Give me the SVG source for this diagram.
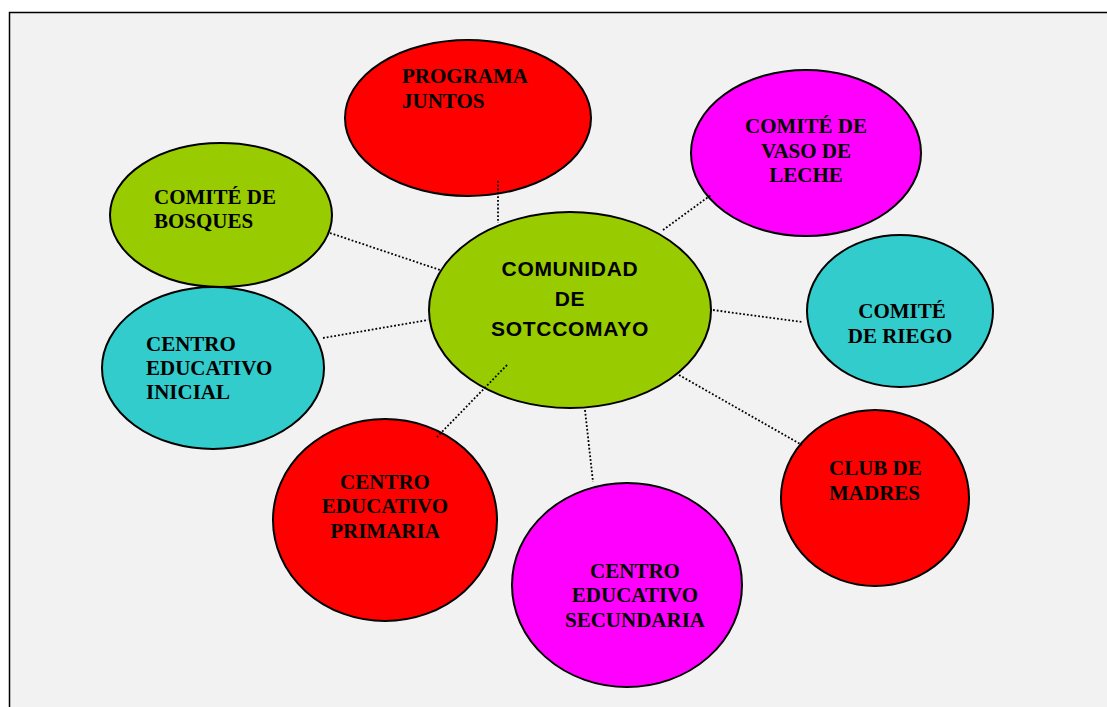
<svg xmlns="http://www.w3.org/2000/svg" width="1107" height="707" viewBox="0 0 1107 707">
<style>
.node{stroke:#000;stroke-width:2}
.red{fill:#ff0000}.mag{fill:#ff00ff}.grn{fill:#99cc00}.cyn{fill:#33cccc}
.t{font-family:"Liberation Serif","Times New Roman",serif;font-weight:bold;font-size:21px;fill:#000}
.c{text-anchor:middle}
.main{font-family:"Liberation Sans",Arial,sans-serif;font-weight:bold;font-size:21px;fill:#000;text-anchor:middle;letter-spacing:0.7px}
.conn line{stroke:#000;stroke-width:1.8;stroke-dasharray:1.8 2;fill:none}
</style>
<rect x="0" y="0" width="1107" height="707" fill="#ffffff"/>
<rect x="9.5" y="12.5" width="1110" height="710" fill="#f2f2f2" stroke="#000" stroke-width="1.5"/>
<g id="programa-juntos"><ellipse class="node red" cx="468" cy="118" rx="123" ry="78"/><text class="t" x="402" y="83">PROGRAMA</text><text class="t" x="402" y="108">JUNTOS</text></g>
<g id="vaso-de-leche"><ellipse class="node mag" cx="806" cy="153" rx="115" ry="83"/><text class="t c" x="806" y="133">COMITÉ DE</text><text class="t c" x="806" y="158">VASO DE</text><text class="t c" x="806" y="182">LECHE</text></g>
<g id="bosques"><ellipse class="node grn" cx="221" cy="215" rx="111" ry="72"/><text class="t" x="154" y="204">COMITÉ DE</text><text class="t" x="154" y="228">BOSQUES</text></g>
<g id="inicial"><ellipse class="node cyn" cx="213" cy="368" rx="111" ry="81"/><text class="t" x="146" y="351">CENTRO</text><text class="t" x="146" y="375">EDUCATIVO</text><text class="t" x="146" y="399">INICIAL</text></g>
<g id="riego"><ellipse class="node cyn" cx="900" cy="311" rx="93" ry="76"/><text class="t c" x="902" y="318">COMITÉ</text><text class="t c" x="900" y="343">DE RIEGO</text></g>
<g id="club-madres"><ellipse class="node red" cx="875" cy="498" rx="94" ry="88"/><text class="t" x="829" y="475">CLUB DE</text><text class="t" x="829" y="500">MADRES</text></g>
<g id="primaria"><ellipse class="node red" cx="385" cy="520" rx="112" ry="101"/><text class="t c" x="385" y="489">CENTRO</text><text class="t c" x="385" y="513">EDUCATIVO</text><text class="t c" x="385" y="538">PRIMARIA</text></g>
<g id="secundaria"><ellipse class="node mag" cx="627" cy="585" rx="115" ry="102"/><text class="t c" x="635" y="578">CENTRO</text><text class="t c" x="635" y="602">EDUCATIVO</text><text class="t c" x="635" y="627">SECUNDARIA</text></g>
<g id="comunidad"><ellipse class="node grn" cx="570" cy="310" rx="141" ry="98"/><text class="main" x="570" y="276">COMUNIDAD</text><text class="main" x="570" y="306">DE</text><text class="main" x="570" y="336">SOTCCOMAYO</text></g>
<g class="conn" id="connectors">
<line x1="498" y1="181" x2="498" y2="223"/>
<line x1="663" y1="230" x2="711" y2="195"/>
<line x1="330" y1="233" x2="440" y2="270"/>
<line x1="323" y1="338" x2="428" y2="320"/>
<line x1="713" y1="310" x2="802" y2="322"/>
<line x1="679" y1="375" x2="802" y2="445"/>
<line x1="507" y1="365" x2="437" y2="437"/>
<line x1="585" y1="410" x2="593" y2="482"/>
</g>
</svg>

**Aim of the exercise**
Set every line down exactly as written, leaving each picture out.

**Result below**
Give me the SVG source for this diagram.
<svg xmlns="http://www.w3.org/2000/svg" width="1107" height="707" viewBox="0 0 1107 707">
<style>
.node{stroke:#000;stroke-width:2}
.red{fill:#ff0000}.mag{fill:#ff00ff}.grn{fill:#99cc00}.cyn{fill:#33cccc}
.t{font-family:"Liberation Serif","Times New Roman",serif;font-weight:bold;font-size:21px;fill:#000}
.c{text-anchor:middle}
.main{font-family:"Liberation Sans",Arial,sans-serif;font-weight:bold;font-size:21px;fill:#000;text-anchor:middle;letter-spacing:0.7px}
.conn line{stroke:#000;stroke-width:1.8;stroke-dasharray:1.8 2;fill:none}
</style>
<rect x="0" y="0" width="1107" height="707" fill="#ffffff"/>
<rect x="9.5" y="12.5" width="1110" height="710" fill="#f2f2f2" stroke="#000" stroke-width="1.5"/>
<g id="programa-juntos"><ellipse class="node red" cx="468" cy="118" rx="123" ry="78"/><text class="t" x="402" y="83">PROGRAMA</text><text class="t" x="402" y="108">JUNTOS</text></g>
<g id="vaso-de-leche"><ellipse class="node mag" cx="806" cy="153" rx="115" ry="83"/><text class="t c" x="806" y="133">COMITÉ DE</text><text class="t c" x="806" y="158">VASO DE</text><text class="t c" x="806" y="182">LECHE</text></g>
<g id="bosques"><ellipse class="node grn" cx="221" cy="215" rx="111" ry="72"/><text class="t" x="154" y="204">COMITÉ DE</text><text class="t" x="154" y="228">BOSQUES</text></g>
<g id="inicial"><ellipse class="node cyn" cx="213" cy="368" rx="111" ry="81"/><text class="t" x="146" y="351">CENTRO</text><text class="t" x="146" y="375">EDUCATIVO</text><text class="t" x="146" y="399">INICIAL</text></g>
<g id="riego"><ellipse class="node cyn" cx="900" cy="311" rx="93" ry="76"/><text class="t c" x="902" y="318">COMITÉ</text><text class="t c" x="900" y="343">DE RIEGO</text></g>
<g id="club-madres"><ellipse class="node red" cx="875" cy="498" rx="94" ry="88"/><text class="t" x="829" y="475">CLUB DE</text><text class="t" x="829" y="500">MADRES</text></g>
<g id="primaria"><ellipse class="node red" cx="385" cy="520" rx="112" ry="101"/><text class="t c" x="385" y="489">CENTRO</text><text class="t c" x="385" y="513">EDUCATIVO</text><text class="t c" x="385" y="538">PRIMARIA</text></g>
<g id="secundaria"><ellipse class="node mag" cx="627" cy="585" rx="115" ry="102"/><text class="t c" x="635" y="578">CENTRO</text><text class="t c" x="635" y="602">EDUCATIVO</text><text class="t c" x="635" y="627">SECUNDARIA</text></g>
<g id="comunidad"><ellipse class="node grn" cx="570" cy="310" rx="141" ry="98"/><text class="main" x="570" y="276">COMUNIDAD</text><text class="main" x="570" y="306">DE</text><text class="main" x="570" y="336">SOTCCOMAYO</text></g>
<g class="conn" id="connectors">
<line x1="498" y1="181" x2="498" y2="223"/>
<line x1="663" y1="230" x2="711" y2="195"/>
<line x1="330" y1="233" x2="440" y2="270"/>
<line x1="323" y1="338" x2="428" y2="320"/>
<line x1="713" y1="310" x2="802" y2="322"/>
<line x1="679" y1="375" x2="802" y2="445"/>
<line x1="507" y1="365" x2="437" y2="437"/>
<line x1="585" y1="410" x2="593" y2="482"/>
</g>
</svg>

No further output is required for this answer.